Being a prior passholder at Loon, I know the mountain well.  Probably a bit too well -- there isn't many turns/features that I'm not familiar with.  Not this year--  Couple new trails on south mountain to check out!

Twitcher and Jobber, while at the top they are the same trail, they split about halfway down the mtn.  They also held some of the best snow of the day on Sunday. These trails share some similarities to Ripsaw and Cruiser, and if you like those, you'll probably love these new trails.  They had some twists and turns, although wide, it added some character to a mountain in need of it.   Crowds also seemed to be non-existant -- Pats/Giants effect?  I was at Loon. I thought at least the morning would be busy -- ski-on almost all day.

As usual, we started the day off on the Kanc quad, and we hit one of my old favorites -- Blue Ox.  A nice winding warmup run.  Then off to North Peak quad to find other favorites.  Walking Boss, Flying Fox.  Lower boss held some nice snow, and I spotted the entrance to the boss woods -- maybe i'll check them out next time.    We ended our Flying fox run heading down 7 brothers to check on the freestyle competition my bud was hosting, couldn't find him and moved on to the Gondola.

Singles line, 3 people deep, was on the gondola in a flash.  From the top, we went down to South Peak chair and hopped over to South.  Checked out Twitcher and Jobber, threw Ripsaw of course in there, which was steep, icy, and fast on top.   Also did a run on Cruiser -- I still have dejavu of great powder memories on that trail long before the lift made it easier to get over to south....   The side of cruiser had some small waterbar jumps that at least made the groomer a bit interesting/fun to play around on....  skipped Boom run, I don't like the bottom runnout, yawn.  Back over to the main mt.
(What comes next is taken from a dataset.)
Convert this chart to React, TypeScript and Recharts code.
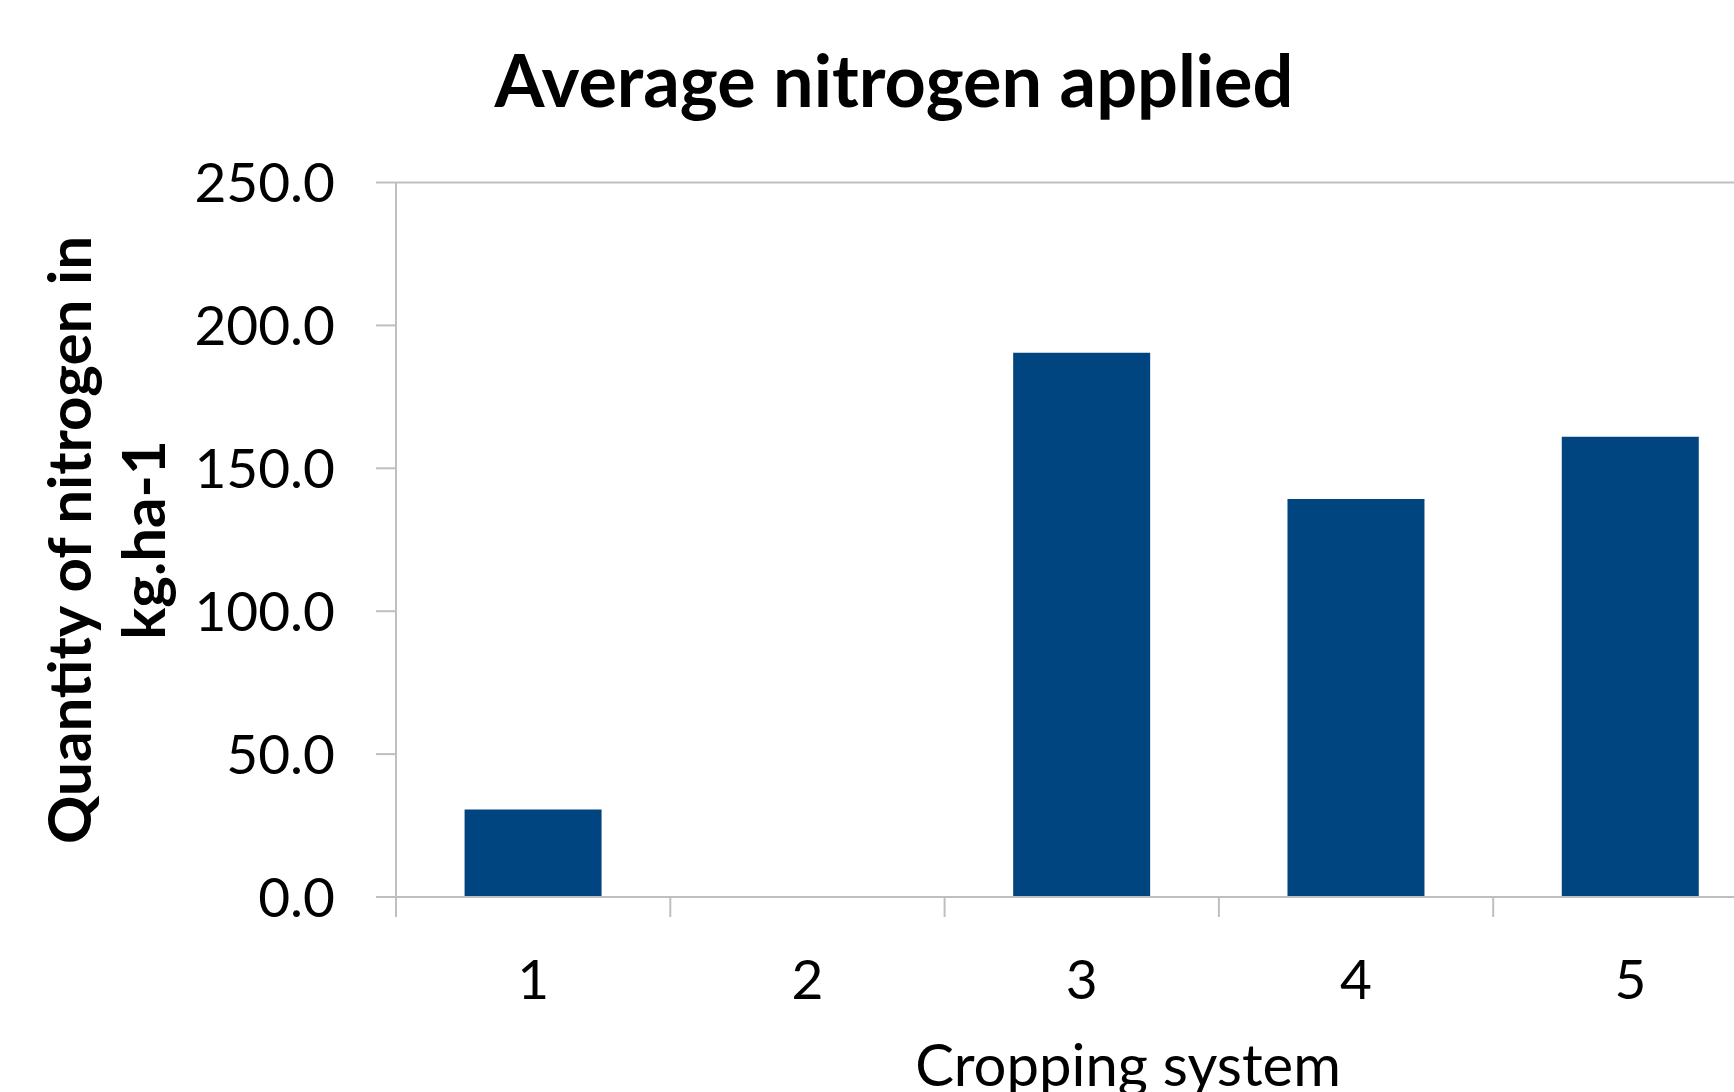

Headed down Speakeasy to Rumrunner -- good runs.  Up the Kanc and over to check out the other side of the freestyle competition...  We stopped by the new Airbag they have setup -- basically a pillow of air you can practice inverted flips/360's/whatever without fear of landing on icy hardpack... kinda cool if I was into that...

Ended the day with an Angel St, Walking Boss, and Sunset to Lower Picked rock run....  Angel was nice and steep -- groomed out, fast and firm.  Walking Boss was still nice in the afternoon --  and Sunset to Lower Picked was a nice run to end the day with.   It was sad to see that Loon removed a small tree island in the middle of sunset..  took away some character and also there was typically a nice little jump there to start the run off with.


----------



## Johnskiismore (Jan 24, 2012)

I was at Loon Sunday as well, I agree it was weird that no one was there!  Most of the time I rode the chair alone........ on a Sunday?  Usually the exodus for a playoff game starts at noon.

Great outing!


----------



## rocojerry (Jan 25, 2012)

It felt like weekday skiing!


----------



## WWF-VT (Jan 25, 2012)

Thanks for the info on Loon. I have not skied there in years and have a day trip scheduled in February.


----------



## mlkrgr (Jan 27, 2012)

All I can say is wow! The lack of crowds you reported even at Loon is a true testament how people are not coming to the resorts as they usually do even with the Pats effect as they usually still have a crowd even on days in which crowds should be tempered due to external effects. Even, the last time I went to Loon (NYD '11) conditions were just marginal and there was still 10 minute line for the gondola; and about 5 for the Kanc quad.


----------



## bigbog (Jan 28, 2012)

Ahh those "Special" days are ALWAYS great days to ski...


----------